An Original Washington Letter from 1777, Written Days After the Battle of Saratoga and Praising Heaven for the Victory, Whose Survival Was Unknown


When it comes to historical discovery, many collectors and casual historical enthusiasts imagine the scene is akin to the landscape of the globe: we know the major features of the earth, and while some of the lesser traveled surfaces might be hiding a nook here or a cranny there, Lewis and Clark have effectively marked this path. In short, there is not much of great importance left to find. What there is has been discovered by others long ago. 

The reality is that far from being a landscape of earth, ours is more like the landscape of the moon. Much we can see but much we don’t yet know.

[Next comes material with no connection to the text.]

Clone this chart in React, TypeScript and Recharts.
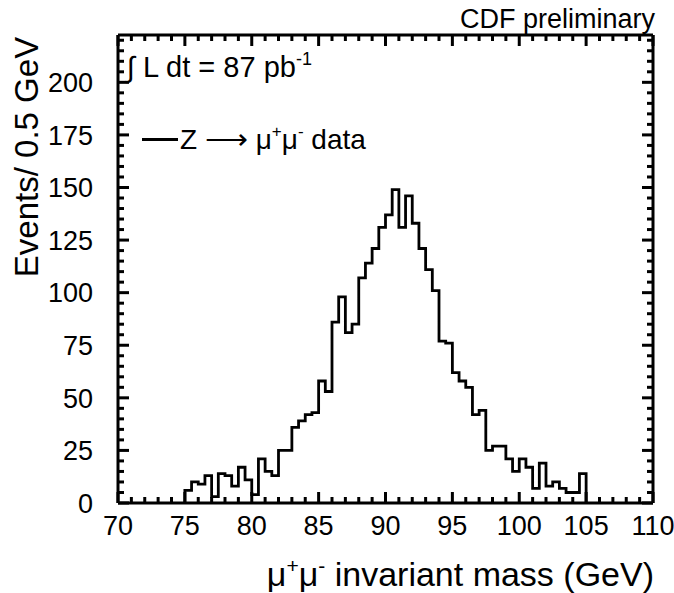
import type { ReactNode } from 'react'
import { LineChart, Line, XAxis, YAxis } from 'recharts'

// Z -> mu+ mu- invariant mass, 0.5 GeV bins starting at 75 GeV
const HIST_START = 75
const BIN_WIDTH = 0.5
const EVENTS = [
  6, 10, 9, 13, 3, 14, 13, 8, 17, 11,
  4, 21, 15, 13, 25, 25, 36, 39, 42, 43,
  58, 53, 86, 98, 81, 85, 107, 114, 121, 131,
  137, 149, 131, 146, 133, 121, 111, 101, 77, 76,
  62, 58, 55, 42, 44, 25, 27, 27, 21, 15,
  21, 17, 7, 19, 8, 10, 7, 5, 5, 14,
]

const X_LABELS = [70, 75, 80, 85, 90, 95, 100, 105, 110]
const Y_LABELS = [0, 25, 50, 75, 100, 125, 150, 175, 200]
const X_DOMAIN = [70, 110]
const Y_DOMAIN = [0, 222.5]

// minor ticks: every 1 GeV and every 5 events
const X_TICKS = Array.from({ length: 41 }, (_, i) => 70 + i)
const Y_TICKS = Array.from({ length: 45 }, (_, i) => i * 5)

// step outline: rise at the first edge, drop after the last bin
const histData = [
  { m: HIST_START, n: 0 },
  ...EVENTS.map((n, i) => ({ m: HIST_START + BIN_WIDTH * i, n })),
  { m: HIST_START + BIN_WIDTH * EVENTS.length, n: 0 },
]

const FONT = "'Liberation Sans', Arial, Helvetica, sans-serif"
const INK = '#000'
const TICK_FONT = 27
const RULE = 3

function BottomTick({ x, y, payload }: any) {
  const major = X_LABELS.includes(payload.value)
  return (
    <g>
      <line x1={x} y1={y} x2={x} y2={y - (major ? 11 : 6)} stroke={INK} strokeWidth={RULE} />
      {major && (
        <text x={x} y={y + 32} textAnchor="middle" fontSize={TICK_FONT} fill={INK} fontFamily={FONT}>
          {payload.value}
        </text>
      )}
    </g>
  )
}

function TopTick({ x, y, payload }: any) {
  const major = X_LABELS.includes(payload.value)
  return <line x1={x} y1={y} x2={x} y2={y + (major ? 11 : 6)} stroke={INK} strokeWidth={RULE} />
}

function LeftTick({ x, y, payload }: any) {
  const major = Y_LABELS.includes(payload.value)
  return (
    <g>
      <line x1={x} y1={y} x2={x + (major ? 11 : 6)} y2={y} stroke={INK} strokeWidth={RULE} />
      {major && (
        <text x={x - 25} y={y} dy="0.36em" textAnchor="end" fontSize={TICK_FONT} fill={INK} fontFamily={FONT}>
          {payload.value}
        </text>
      )}
    </g>
  )
}

function RightTick({ x, y, payload }: any) {
  const major = Y_LABELS.includes(payload.value)
  return <line x1={x} y1={y} x2={x - (major ? 11 : 6)} y2={y} stroke={INK} strokeWidth={RULE} />
}

const frame = { stroke: INK, strokeWidth: RULE }

function Sup({ size, rise, children }: { size: number; rise: number; children: ReactNode }) {
  return <span style={{ fontSize: size, position: 'relative', top: -rise }}>{children}</span>
}

const note = { position: 'absolute' as const, lineHeight: 1, whiteSpace: 'nowrap' as const, color: INK }

export default function App() {
  return (
    <div style={{ position: 'absolute', left: 0, top: 0, width: 674, height: 593, fontFamily: FONT, background: '#fff' }}>
      <div style={{ position: 'absolute', left: 40, top: 0 }}>
        <LineChart width={634} height={553} data={histData} margin={{ top: 15, right: 1, bottom: 20, left: 18 }}>
          <XAxis
            xAxisId="bottom"
            orientation="bottom"
            dataKey="m"
            type="number"
            domain={X_DOMAIN}
            ticks={X_TICKS}
            interval={0}
            height={30}
            tickSize={0}
            tickMargin={0}
            tickLine={false}
            axisLine={frame}
            tick={(p: any) => <BottomTick {...p} />}
          />
          <XAxis
            xAxisId="top"
            orientation="top"
            dataKey="m"
            type="number"
            domain={X_DOMAIN}
            ticks={X_TICKS}
            interval={0}
            height={20}
            tickSize={0}
            tickMargin={0}
            tickLine={false}
            axisLine={frame}
            tick={(p: any) => <TopTick {...p} />}
          />
          <YAxis
            yAxisId="left"
            orientation="left"
            type="number"
            domain={Y_DOMAIN}
            ticks={Y_TICKS}
            interval={0}
            width={60}
            tickSize={0}
            tickMargin={0}
            tickLine={false}
            axisLine={frame}
            allowDataOverflow
            tick={(p: any) => <LeftTick {...p} />}
          />
          <YAxis
            yAxisId="right"
            orientation="right"
            type="number"
            domain={Y_DOMAIN}
            ticks={Y_TICKS}
            interval={0}
            width={20}
            tickSize={0}
            tickMargin={0}
            tickLine={false}
            axisLine={frame}
            allowDataOverflow
            tick={(p: any) => <RightTick {...p} />}
          />
          <Line
            xAxisId="bottom"
            yAxisId="left"
            type="stepAfter"
            dataKey="n"
            stroke={INK}
            strokeWidth={2.8}
            dot={false}
            isAnimationActive={false}
          />
        </LineChart>
      </div>

      <div style={{ ...note, right: 19, top: 6, fontSize: 27 }}>CDF preliminary</div>

      <div
        style={{
          ...note,
          left: 25.6,
          top: 157,
          fontSize: 33,
          transform: 'translate(-50%, -50%) rotate(-90deg)',
        }}
      >
        Events/ 0.5 GeV
      </div>

      <div style={{ ...note, right: 20, top: 557, fontSize: 34 }}>
        μ<Sup size={21} rise={13}>+</Sup>μ<Sup size={21} rise={13}>-</Sup> invariant mass (GeV)
      </div>

      <div style={{ ...note, left: 127, top: 52.5, fontSize: 29 }}>
        ∫ L dt = 87 pb<Sup size={18} rise={12}>-1</Sup>
      </div>

      <div style={{ position: 'absolute', left: 142, top: 137.5, width: 36, height: 0, borderTop: `3px solid ${INK}` }} />
      <div style={{ ...note, left: 180, top: 124.3, fontSize: 28 }}>
        Z <span style={{ fontSize: 30 }}>⟶</span> μ<Sup size={17} rise={12}>+</Sup>μ<Sup size={17} rise={12}>-</Sup> data
      </div>
    </div>
  )
}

And there is a universe of things hidden on the other side that is outside our field of vision. 

Historical Discovery Begins With a Question

As so often is the case, the path of discovery begins with a call. This time from a woman, a descendant of Revolutionary War General James Potter, who had a question about a family heirloom. She had read our recent coverage in the New York Times and fortunately picked up the phone to contact us. She sent us a digital image of the letter, and our excitement at being likely the first outside the family in generations to see this was immense, a generous benefit of our chosen line of employment. 

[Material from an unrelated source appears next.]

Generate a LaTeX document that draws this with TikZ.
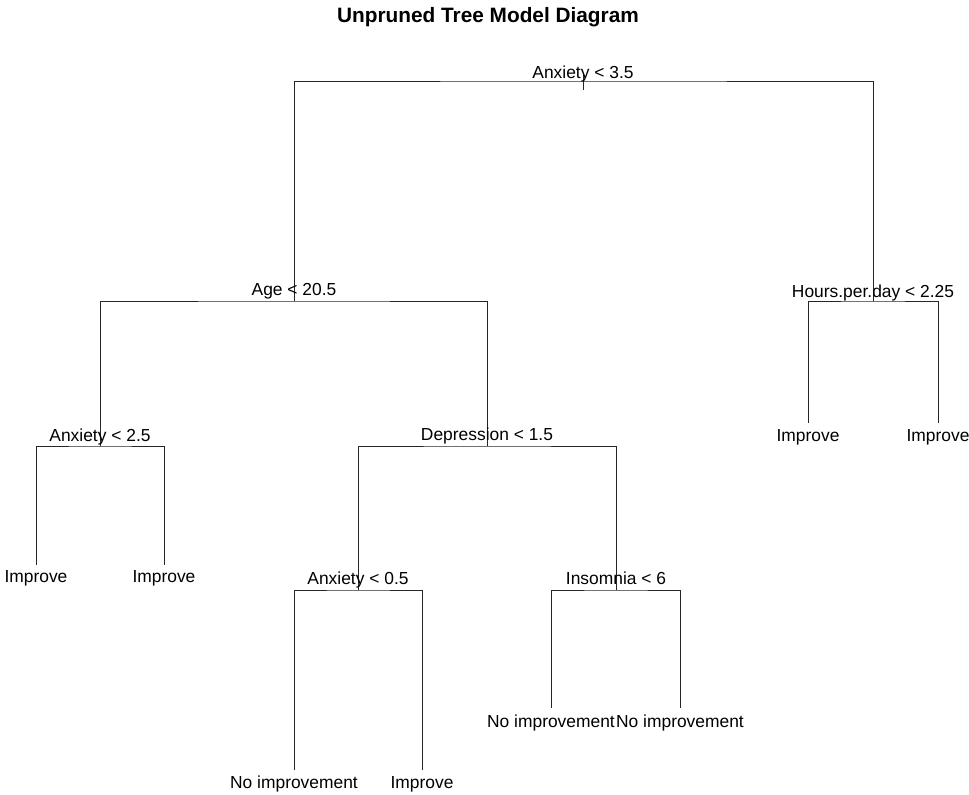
\documentclass[tikz,border=0pt]{standalone}
\usepackage{fontspec}
\setmainfont{Liberation Sans}
\begin{document}
\begin{tikzpicture}[x=1pt,y=-1pt,
  lab/.style={font=\fontsize{17.4}{20}\selectfont, anchor=base, inner sep=0pt},
  edge/.style={draw=black!85, line width=0.8pt}]
\useasboundingbox (0,0) rectangle (969,795);
% title
\node[font=\bfseries\fontsize{20.8}{24}\selectfont, anchor=base, inner sep=0pt] (title) at (488,22) {Unpruned Tree Model Diagram};
% split points
\coordinate (root) at (583,81);
\coordinate (age) at (294,301);
\coordinate (hrs) at (873,301);
\coordinate (a25) at (100,446);
\coordinate (dep) at (487,446);
\coordinate (a05) at (358,590);
\coordinate (ins) at (616,590);
% leaf ends
\coordinate (h1) at (808,423);
\coordinate (h2) at (938,423);
\coordinate (l1) at (36,565);
\coordinate (l2) at (164,565);
\coordinate (n1) at (294,770);
\coordinate (n2) at (422,770);
\coordinate (n3) at (551,708);
\coordinate (n4) at (680,708);
\coordinate (rtop) at (583,74);
\coordinate (rbot) at (583,90);
% edges
\draw[edge] (rtop) -- (rbot);
\draw[edge] (age) |- (root) -| (hrs);
\draw[edge] (a25) |- (age) -| (dep);
\draw[edge] (h1) |- (hrs) -| (h2);
\draw[edge] (l1) |- (a25) -| (l2);
\draw[edge] (a05) |- (dep) -| (ins);
\draw[edge] (n1) |- (a05) -| (n2);
\draw[edge] (n3) |- (ins) -| (n4);
% split labels
\node[lab] (Lroot) at (583,78) {Anxiety < 3.5};
\node[lab] (Lage) at (294,295) {Age < 20.5};
\node[lab] (Lhrs) at (873,297) {Hours.per.day < 2.25};
\node[lab] (La25) at (100,441) {Anxiety < 2.5};
\node[lab] (Ldep) at (487,440) {Depression < 1.5};
\node[lab] (La05) at (358,584) {Anxiety < 0.5};
\node[lab] (Lins) at (616,584) {Insomnia < 6};
% leaf labels
\node[lab] (Th1) at (808,441) {Improve};
\node[lab] (Th2) at (938,441) {Improve};
\node[lab] (Tl1) at (36,582) {Improve};
\node[lab] (Tl2) at (164,582) {Improve};
\node[lab] (Tn1) at (294,788) {No improvement};
\node[lab] (Tn2) at (422,788) {Improve};
\node[lab] (Tn3) at (551,727) {No improvement};
\node[lab] (Tn4) at (680,727) {No improvement};
\end{tikzpicture}
\end{document}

What she had was a great letter of George Washington, one never owned by a collector, known only from a letterbook copy, the original assumed no longer with us, in which Washington praised God and heaven for the Americans’ first great victory against the British, the surrender of General Burgoyne at Saratoga. You can read at length about that piece here, and enjoy our video:

What the descendant had proved in that phone call is the essence of our point above, and a lesson we have been fortunate to learn in the course of our work: You cannot know what you cannot see. And in this case, knowing that such an heirloom remained in the family was not a predictable piece of information. It’s not something you can seek out. It has to find you. So in a sense we have discovered the letter by diligence and work. But in another sense, it found us, a great shining beacon from a time when our country was struggling to find itself and struggling to be free.